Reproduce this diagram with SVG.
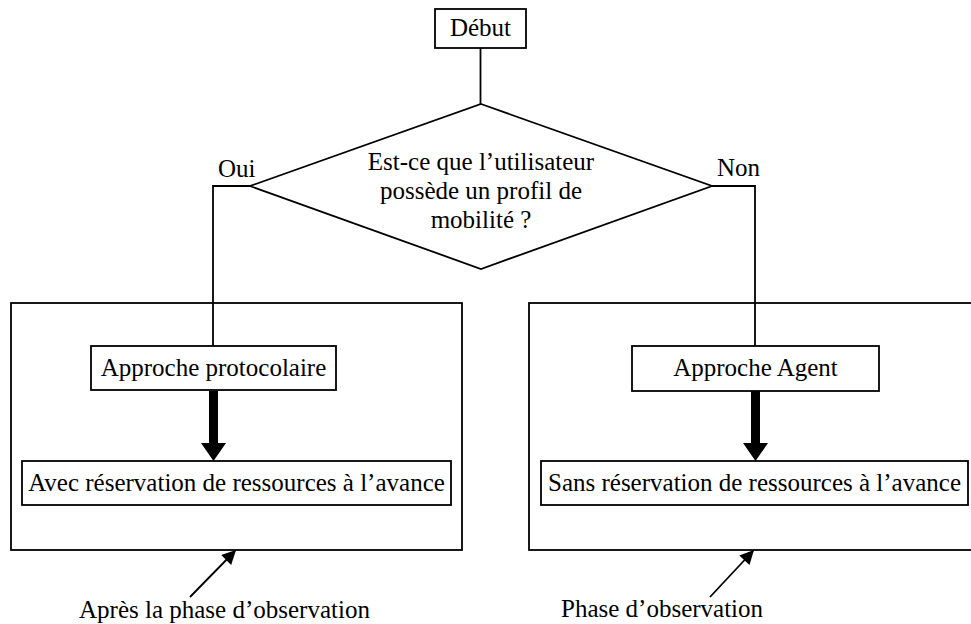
<svg xmlns="http://www.w3.org/2000/svg" width="971" height="624" viewBox="0 0 971 624">
<defs>
<style>
.box{fill:#fff;stroke:#000;stroke-width:1.8}
.frame{fill:none;stroke:#000;stroke-width:1.8}
.ln{fill:none;stroke:#000;stroke-width:1.8}
.t{font-family:"Liberation Serif","Times New Roman",serif;font-size:25px;fill:#000}
.c{text-anchor:middle}
</style>
<marker id="ah" viewBox="0 0 10 10" refX="10" refY="5" markerWidth="8" markerHeight="8" markerUnits="userSpaceOnUse" orient="auto">
<path d="M0,0 L10,5 L0,10 z" fill="#000"/>
</marker>
<marker id="ah2" viewBox="0 0 10 10" refX="9" refY="5" markerWidth="16" markerHeight="14" markerUnits="userSpaceOnUse" orient="auto">
<path d="M0,0 L10,5 L0,10 z" fill="#000"/>
</marker>
</defs>
<rect width="971" height="624" fill="#fff"/>

<g id="frames">
<rect id="frame-left" class="frame" x="11" y="303" width="451" height="247"/>
<rect id="frame-right" class="frame" x="529" y="303" width="450" height="247"/>
</g>

<g id="connectors">
<line class="ln" x1="480.5" y1="48" x2="480.5" y2="104"/>
<polyline class="ln" points="250,186 213,186 213,346"/>
<polyline class="ln" points="712,186 755,186 755,346"/>
<path d="M209,391 H218 V443 H226 L213.5,461 L201,443 H209 Z" fill="#000"/>
<path d="M751,391 H760 V443 H768 L755.5,461 L743,443 H751 Z" fill="#000"/>
<line class="ln" x1="190" y1="597" x2="235" y2="551" marker-end="url(#ah2)"/>
<line class="ln" x1="710" y1="597" x2="753" y2="551" marker-end="url(#ah2)"/>
</g>

<g id="debut">
<rect class="box" x="435" y="9" width="91" height="39"/>
<text class="t c" x="480.5" y="36">Début</text>
</g>

<g id="decision">
<polygon class="box" points="481,104 712,186 481,269 250,186"/>
<text class="t c" x="481" y="170">Est-ce que l’utilisateur</text>
<text class="t c" x="481" y="199">possède un profil de</text>
<text class="t c" x="481" y="228">mobilité ?</text>
</g>

<g id="label-oui"><text class="t" x="218" y="177">Oui</text></g>
<g id="label-non"><text class="t" x="717" y="176">Non</text></g>

<g id="approche-protocolaire">
<rect class="box" x="91" y="346" width="245" height="44"/>
<text class="t c" x="213.5" y="376">Approche protocolaire</text>
</g>

<g id="approche-agent">
<rect class="box" x="632" y="346" width="247" height="45"/>
<text class="t c" x="755.5" y="376">Approche Agent</text>
</g>

<g id="avec-reservation">
<rect class="box" x="22" y="461" width="429" height="44"/>
<text class="t c" x="236.5" y="491">Avec réservation de ressources à l’avance</text>
</g>

<g id="sans-reservation">
<rect class="box" x="541" y="461" width="427" height="44"/>
<text class="t c" x="754.5" y="491">Sans réservation de ressources à l’avance</text>
</g>

<g id="label-apres"><text class="t" x="79" y="618">Après la phase d’observation</text></g>
<g id="label-phase"><text class="t" x="561" y="617">Phase d’observation</text></g>
</svg>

====================

● **TASK REQUIREMENTS**
Transcribe the material as is, with images omitted.

● **SOLUTION FOR THIS PROBLEM**
Reproduce this diagram with SVG.
<svg xmlns="http://www.w3.org/2000/svg" width="971" height="624" viewBox="0 0 971 624">
<defs>
<style>
.box{fill:#fff;stroke:#000;stroke-width:1.8}
.frame{fill:none;stroke:#000;stroke-width:1.8}
.ln{fill:none;stroke:#000;stroke-width:1.8}
.t{font-family:"Liberation Serif","Times New Roman",serif;font-size:25px;fill:#000}
.c{text-anchor:middle}
</style>
<marker id="ah" viewBox="0 0 10 10" refX="10" refY="5" markerWidth="8" markerHeight="8" markerUnits="userSpaceOnUse" orient="auto">
<path d="M0,0 L10,5 L0,10 z" fill="#000"/>
</marker>
<marker id="ah2" viewBox="0 0 10 10" refX="9" refY="5" markerWidth="16" markerHeight="14" markerUnits="userSpaceOnUse" orient="auto">
<path d="M0,0 L10,5 L0,10 z" fill="#000"/>
</marker>
</defs>
<rect width="971" height="624" fill="#fff"/>

<g id="frames">
<rect id="frame-left" class="frame" x="11" y="303" width="451" height="247"/>
<rect id="frame-right" class="frame" x="529" y="303" width="450" height="247"/>
</g>

<g id="connectors">
<line class="ln" x1="480.5" y1="48" x2="480.5" y2="104"/>
<polyline class="ln" points="250,186 213,186 213,346"/>
<polyline class="ln" points="712,186 755,186 755,346"/>
<path d="M209,391 H218 V443 H226 L213.5,461 L201,443 H209 Z" fill="#000"/>
<path d="M751,391 H760 V443 H768 L755.5,461 L743,443 H751 Z" fill="#000"/>
<line class="ln" x1="190" y1="597" x2="235" y2="551" marker-end="url(#ah2)"/>
<line class="ln" x1="710" y1="597" x2="753" y2="551" marker-end="url(#ah2)"/>
</g>

<g id="debut">
<rect class="box" x="435" y="9" width="91" height="39"/>
<text class="t c" x="480.5" y="36">Début</text>
</g>

<g id="decision">
<polygon class="box" points="481,104 712,186 481,269 250,186"/>
<text class="t c" x="481" y="170">Est-ce que l’utilisateur</text>
<text class="t c" x="481" y="199">possède un profil de</text>
<text class="t c" x="481" y="228">mobilité ?</text>
</g>

<g id="label-oui"><text class="t" x="218" y="177">Oui</text></g>
<g id="label-non"><text class="t" x="717" y="176">Non</text></g>

<g id="approche-protocolaire">
<rect class="box" x="91" y="346" width="245" height="44"/>
<text class="t c" x="213.5" y="376">Approche protocolaire</text>
</g>

<g id="approche-agent">
<rect class="box" x="632" y="346" width="247" height="45"/>
<text class="t c" x="755.5" y="376">Approche Agent</text>
</g>

<g id="avec-reservation">
<rect class="box" x="22" y="461" width="429" height="44"/>
<text class="t c" x="236.5" y="491">Avec réservation de ressources à l’avance</text>
</g>

<g id="sans-reservation">
<rect class="box" x="541" y="461" width="427" height="44"/>
<text class="t c" x="754.5" y="491">Sans réservation de ressources à l’avance</text>
</g>

<g id="label-apres"><text class="t" x="79" y="618">Après la phase d’observation</text></g>
<g id="label-phase"><text class="t" x="561" y="617">Phase d’observation</text></g>
</svg>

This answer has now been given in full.